* [WHAT THE TASK REQUIRES]
Shown below is a listing with pictures; reproduce exactly, and only, the lines between the ones containing "Recreate this image" and "iterations = list(range(0, 301))", inclusive, leaving the pictures out.

==== RECORDS TO USE ====

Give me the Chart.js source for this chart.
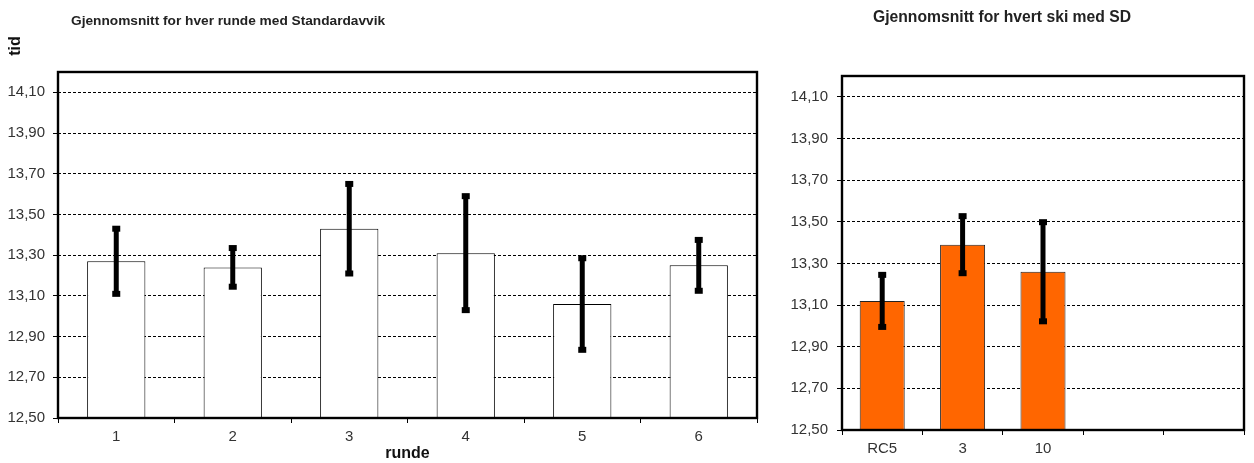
<!DOCTYPE html>
<html><head><meta charset="utf-8">
<script src="https://cdn.jsdelivr.net/npm/chart.js@4/dist/chart.umd.min.js"></script>
<style>
html,body{margin:0;padding:0;background:#fff;width:1254px;height:463px;overflow:hidden}
#w1{position:absolute;left:0;top:0;width:770px;height:463px}
#w2{position:absolute;left:770px;top:0;width:484px;height:463px}
</style></head><body>
<div id="w1"><canvas id="c1" width="770" height="463"></canvas></div>
<div id="w2"><canvas id="c2" width="484" height="463"></canvas></div>
<script>
// ---- data ----
const rundeLabels = ['1', '2', '3', '4', '5', '6'];
const rundeMeans = [13.27, 13.24, 13.43, 13.31, 13.06, 13.25];
const rundeSD = [0.16, 0.095, 0.22, 0.28, 0.225, 0.125];

const skiLabels = ['RC5', '3', '10', '', ''];
const skiMeans = [13.12, 13.39, 13.26, null, null];
const skiSD = [0.125, 0.137, 0.238, null, null];

const yTickValues = [12.5, 12.7, 12.9, 13.1, 13.3, 13.5, 13.7, 13.9, 14.1];
const yMin = 12.5, yMax = 14.2;

const titleLeft = 'Gjennomsnitt for hver runde med Standardavvik';
const titleRight = 'Gjennomsnitt for hvert ski med SD';
const xTitleLeft = 'runde';
const yTitleLeft = 'tid';

// ---- helpers ----
const FAM = '"Liberation Sans", Arial, sans-serif';

const framePlugin = {
  id: 'frame',
  afterDraw(chart, args, opts) {
    const {ctx, chartArea: a} = chart;
    ctx.save();
    ctx.lineWidth = 2.4;
    ctx.strokeStyle = '#000';
    ctx.setLineDash([]);
    ctx.strokeRect(a.left, a.top, a.right - a.left, a.bottom - a.top);
    (opts.texts || []).forEach(t => {
      ctx.save();
      ctx.font = t.font;
      ctx.fillStyle = t.color || '#222';
      ctx.textAlign = t.align || 'left';
      ctx.textBaseline = t.baseline || 'alphabetic';
      ctx.translate(t.x, t.y);
      if (t.rotate) ctx.rotate(t.rotate);
      ctx.fillText(t.text, 0, 0);
      ctx.restore();
    });
    ctx.restore();
  }
};

function makeChart(canvasId, cfg) {
  const whisker = cfg.means.map((m, i) => m == null ? null : [m - cfg.sd[i], m + cfg.sd[i]]);
  const hi = cfg.means.map((m, i) => m == null ? null : m + cfg.sd[i]);
  const lo = cfg.means.map((m, i) => m == null ? null : m - cfg.sd[i]);
  const capStyle = {
    type: 'line', showLine: false, pointStyle: 'line', pointRadius: 4, pointHoverRadius: 4,
    pointBorderWidth: 6, pointBorderColor: '#000', pointBackgroundColor: '#000',
    borderColor: '#000', order: 1
  };
  return new Chart(document.getElementById(canvasId), {
    type: 'bar',
    data: {
      labels: cfg.labels,
      datasets: [
        { type: 'bar', data: cfg.means, backgroundColor: cfg.fill, borderColor: cfg.border,
          borderWidth: 1, grouped: false, barPercentage: cfg.barPct, categoryPercentage: 1, order: 3 },
        { type: 'bar', data: whisker, backgroundColor: '#000', borderWidth: 0, grouped: false,
          maxBarThickness: 5, order: 2 },
        Object.assign({ data: hi }, capStyle),
        Object.assign({ data: lo }, capStyle)
      ]
    },
    options: {
      responsive: false,
      animation: false,
      layout: { padding: cfg.padding },
      plugins: {
        legend: { display: false },
        tooltip: { enabled: false },
        title: { display: false },
        frame: { texts: cfg.texts }
      },
      scales: {
        x: {
          offset: true,
          afterFit: s => { s.height = cfg.xh; },
          ticks: { color: '#333', font: { family: FAM, size: 15 }, padding: 5, maxRotation: 0, autoSkip: false },
          grid: { offset: true, drawOnChartArea: false, tickLength: 5, tickColor: '#000', color: '#000' },
          border: { display: false },
          title: { display: !!cfg.xTitle, text: cfg.xTitle || '', color: '#111',
                   font: { family: FAM, size: 16, weight: 'bold' }, padding: { top: 0, bottom: 0 } }
        },
        y: {
          min: yMin, max: yMax,
          afterBuildTicks: s => { s.ticks = yTickValues.map(v => ({ value: v })); },
          afterFit: s => { s.width = cfg.yw; },
          ticks: { color: '#333', font: { family: FAM, size: 15 }, padding: cfg.ypad,
                   callback: v => Number(v).toFixed(2).replace('.', ',') },
          grid: { color: '#000', lineWidth: 1, tickLength: 5, tickColor: '#000', tickWidth: 1 },
          border: { display: false, dash: [3, 2] }
        }
      }
    },
    plugins: [framePlugin]
  });
}

makeChart('c1', {
  labels: rundeLabels, means: rundeMeans, sd: rundeSD,
  fill: '#ffffff', border: '#000', barPct: 0.5,
  padding: { left: 0, top: 72, right: 13, bottom: 0 },
  xh: 45, yw: 58, ypad: 8, xTitle: xTitleLeft,
  texts: [
    { text: titleLeft, x: 71, y: 25, font: 'bold 13.7px ' + FAM, color: '#222' },
    { text: yTitleLeft, x: 16, y: 46, font: 'bold 16px ' + FAM, color: '#111',
      align: 'center', baseline: 'middle', rotate: -Math.PI / 2 }
  ]
});

makeChart('c2', {
  labels: skiLabels, means: skiMeans, sd: skiSD,
  fill: '#FF6600', border: '#222', barPct: 0.56,
  padding: { left: 0, top: 76, right: 3, bottom: 0 },
  xh: 33, yw: 72, ypad: 9, xTitle: '',
  texts: [
    { text: titleRight, x: 103, y: 22, font: 'bold 15.7px ' + FAM, color: '#222' }
  ]
});
</script>
</body></html>
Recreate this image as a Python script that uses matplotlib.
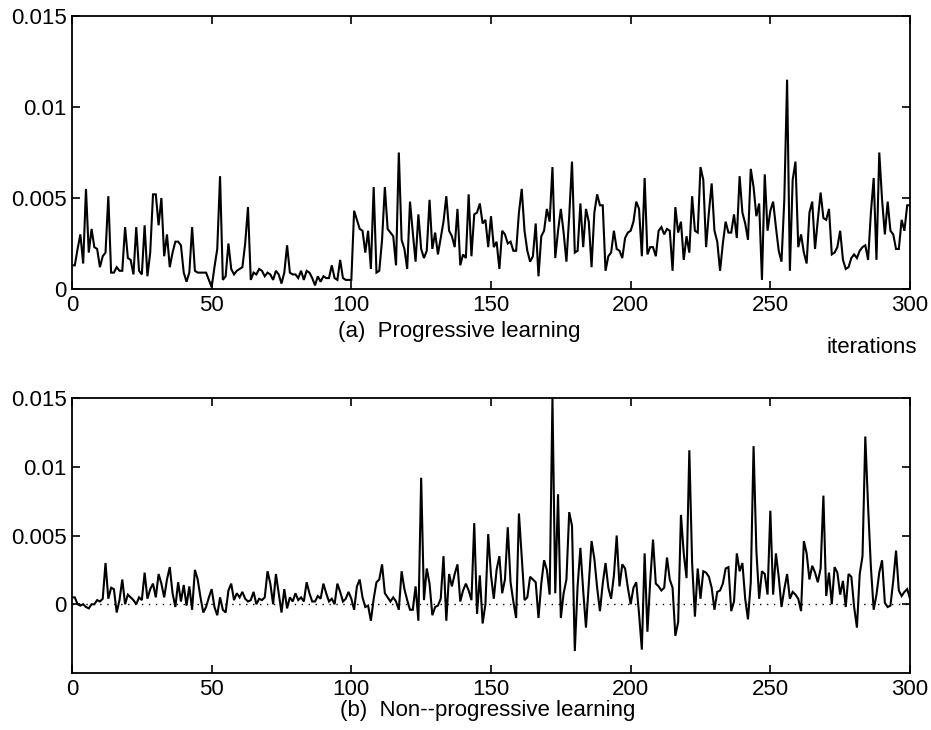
import matplotlib
matplotlib.use("Agg")
import matplotlib.pyplot as plt
import numpy as np

plt.rcParams['font.family'] = ['Liberation Sans', 'DejaVu Sans']

# values are in units of 1e-4
UNIT = 1e-4
iterations = list(range(0, 301))

progressive_e4 = [
    13, 13, 22, 30, 14, 55, 20, 33, 23, 22,
    12, 18, 20, 51, 9, 9, 12, 10, 10, 34,
    17, 16, 8, 34, 10, 8, 35, 7, 20, 52,
    52, 35, 50, 18, 30, 12, 20, 26, 26, 24,
    9, 4, 9, 34, 10, 9, 9, 9, 9, 5,
    1, 12, 22, 62, 5, 7, 25, 11, 8, 10,
    11, 12, 25, 45, 5, 9, 8, 11, 10, 7,
    9, 8, 5, 10, 8, 3, 9, 24, 9, 8,
    8, 6, 10, 5, 10, 9, 6, 2, 7, 4,
    7, 6, 6, 13, 6, 5, 16, 6, 5, 5,
    5, 43, 38, 33, 32, 20, 32, 11, 56, 9,
    10, 27, 56, 33, 31, 29, 13, 75, 27, 22,
    11, 48, 31, 15, 41, 22, 17, 21, 49, 22,
    31, 19, 28, 37, 51, 32, 29, 23, 44, 13,
    19, 17, 52, 18, 41, 42, 47, 36, 38, 23,
    40, 23, 26, 11, 32, 30, 25, 26, 21, 21,
    42, 55, 32, 21, 15, 18, 36, 7, 29, 32,
    44, 37, 67, 17, 32, 44, 31, 15, 40, 70,
    20, 21, 47, 23, 44, 37, 12, 42, 52, 46,
    46, 10, 18, 20, 32, 22, 21, 17, 28, 31,
    32, 37, 48, 44, 18, 61, 19, 23, 23, 18,
    32, 34, 30, 33, 32, 10, 45, 31, 37, 16,
    29, 20, 51, 32, 31, 67, 60, 23, 42, 58,
    32, 26, 10, 25, 37, 31, 31, 41, 28, 62,
    42, 36, 27, 66, 56, 40, 47, 5, 63, 32,
    43, 48, 34, 21, 15, 49, 115, 10, 60, 70,
    23, 30, 20, 14, 42, 48, 22, 38, 53, 39,
    38, 44, 19, 20, 23, 32, 16, 11, 12, 17,
    19, 17, 21, 23, 24, 16, 42, 61, 16, 75,
    49, 30, 48, 32, 30, 22, 22, 38, 32, 46,
    46,
]

nonprogressive_e4 = [
    5, 5, 0, -1, 0, -2, -3, 0, 0, 3,
    2, 4, 30, 4, 12, 11, -6, 3, 18, 0,
    7, 5, 3, 0, 5, 3, 23, 4, 11, 15,
    5, 22, 15, 5, 18, 27, 8, -2, 16, 2,
    14, -1, 13, -4, 25, 18, 5, -6, -2, 5,
    11, -2, -8, 5, -4, -6, 10, 15, 3, 8,
    5, 9, 4, 2, 3, 9, 0, 4, 3, 5,
    24, 15, 0, 22, 8, -6, 11, -3, 5, 2,
    8, 3, 5, 2, 16, 8, 2, 2, 6, 4,
    15, 8, 2, 4, 0, 15, 9, 2, 4, 9,
    4, -4, 13, 18, 5, -2, -1, -12, 4, 16,
    18, 29, 8, 5, 2, 5, 2, -4, 24, 11,
    3, -4, -4, 13, -12, 92, 3, 26, 15, -8,
    -2, -1, 4, 35, -12, 22, 13, 22, 29, 2,
    10, 15, 10, 3, 59, -7, 21, -14, 0, 51,
    21, 4, 25, 35, 8, 18, 56, 16, 2, -10,
    66, 35, 3, 5, 20, 18, 16, -10, 15, 32,
    25, 7, 150, 8, 80, -10, 8, 18, 67, 57,
    -34, 13, 41, 10, -17, 15, 46, 33, 12, -5,
    15, 30, 12, 4, 21, 50, 13, 29, 26, 12,
    0, 12, 16, -7, -33, 37, -20, 17, 47, 15,
    13, 10, 12, 34, 18, 12, -23, -13, 65, 37,
    19, 112, 30, -9, 26, 4, 24, 23, 20, 12,
    -4, 9, 10, 15, 26, 27, -5, 2, 37, 24,
    30, 4, -11, 16, 115, 39, 4, 24, 22, 7,
    68, 7, 37, 20, -2, 11, 22, 4, 9, 7,
    4, -5, 46, 37, 18, 28, 23, 16, 26, 79,
    6, 23, 0, 27, 23, 7, 17, -2, 22, 20,
    -2, -17, 22, 35, 122, 71, 27, -4, 7, 23,
    32, 1, -2, -1, 17, 39, 10, 6, 9, 11,
    4,
]

x_ticks = [0, 50, 100, 150, 200, 250, 300]
y_ticks = [0, 0.005, 0.01, 0.015]
y_ticklabels = ["0", "0.005", "0.01", "0.015"]
label_a = "(a)  Progressive learning"
label_b = "(b)  Non--progressive learning"
label_x = "iterations"

FS = 16
W, H = 931, 730
fig = plt.figure(figsize=(W / 100, H / 100), dpi=100)

ax1 = fig.add_axes([72 / W, 1 - 289 / H, (910 - 72) / W, (289 - 16) / H])
ax2 = fig.add_axes([72 / W, 1 - 673 / H, (910 - 72) / W, (673 - 398) / H])

x = np.array(iterations)
y1 = np.array(progressive_e4) * UNIT
y2 = np.array(nonprogressive_e4) * UNIT

ax1.plot(x, y1, color='black', lw=1.5, solid_joinstyle='miter')
ax1.set_ylim(0, 0.015)

ax2.axhline(0, color='black', lw=1.0, ls=(0, (1, 4)))
ax2.plot(x, y2, color='black', lw=1.5, solid_joinstyle='miter')
ax2.set_ylim(-0.005, 0.015)

for ax in (ax1, ax2):
    ax.set_xlim(0, 300)
    ax.set_xticks(x_ticks)
    ax.set_xticklabels([str(t) for t in x_ticks])
    ax.set_yticks(y_ticks)
    ax.set_yticklabels(y_ticklabels)
    ax.tick_params(direction='in', top=True, right=True, length=6, width=1.2,
                   labelsize=FS, pad=4)
    for s in ax.spines.values():
        s.set_linewidth(1.3)

fig.text(338 / W, 1 - 337 / H, label_a, fontsize=FS, ha='left', va='baseline')
fig.text(827 / W, 1 - 353 / H, label_x, fontsize=FS, ha='left', va='baseline')
fig.text(340 / W, 1 - 716 / H, label_b, fontsize=FS, ha='left', va='baseline')

fig.savefig("out.png", dpi=100)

====

* [REPLY TO THE EXERCISE]
Recreate this image as a Python script that uses matplotlib.
import matplotlib
matplotlib.use("Agg")
import matplotlib.pyplot as plt
import numpy as np

plt.rcParams['font.family'] = ['Liberation Sans', 'DejaVu Sans']

# values are in units of 1e-4
UNIT = 1e-4
iterations = list(range(0, 301))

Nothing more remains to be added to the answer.